In short, yes. Yes it is. Whilst this character can make for an extremely entertaining watch, it starts and ends there. Manic-pixie-dream girls expose the extremely unrealistic expectations placed on women in real life. This is not to say that women can’t be quirky or different in films for them to be feminist, in fact films such as Amelie explore how these characteristics can exist in film without reducing women to a stereotype.
The problem lies in the fact that the trope subliminally teaches us that men are, as default, the protagonist of every story. Manic-pixie-dream girls serve to tell us our limits, how we can be larger than life and still only big enough to fill a supporting role in a man’s life. What are women, after all, if not just beautiful creatures here to save men’s souls and make them better people?

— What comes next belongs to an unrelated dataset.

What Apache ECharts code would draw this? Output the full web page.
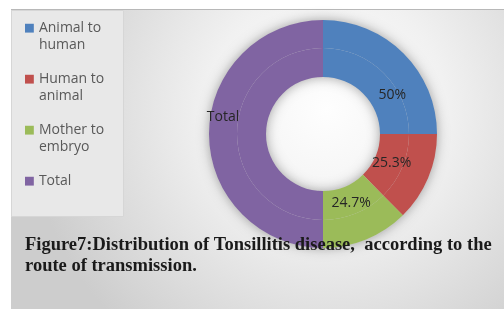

Aside from being reductive, it’s also lazy writing. Often these characters are just underdeveloped female characters written by men for the purpose of pleasing men. But this is a matter that should be taken seriously, clearly society values one-dimensional, desirable, available women over anything close to the real thing.After watching a film where this is the case, I often think to myself ‘how can I be more like her?’, or ‘what is she doing that I’m not?’ Neither of which are particularly helpful questions, though they do aid the point I’m trying to make. Women are, and have always been, worth more than what they can mean to men, no matter how the media makes you feel. Women exist outside of the world of male validation, and film is luckily growing to reflect this.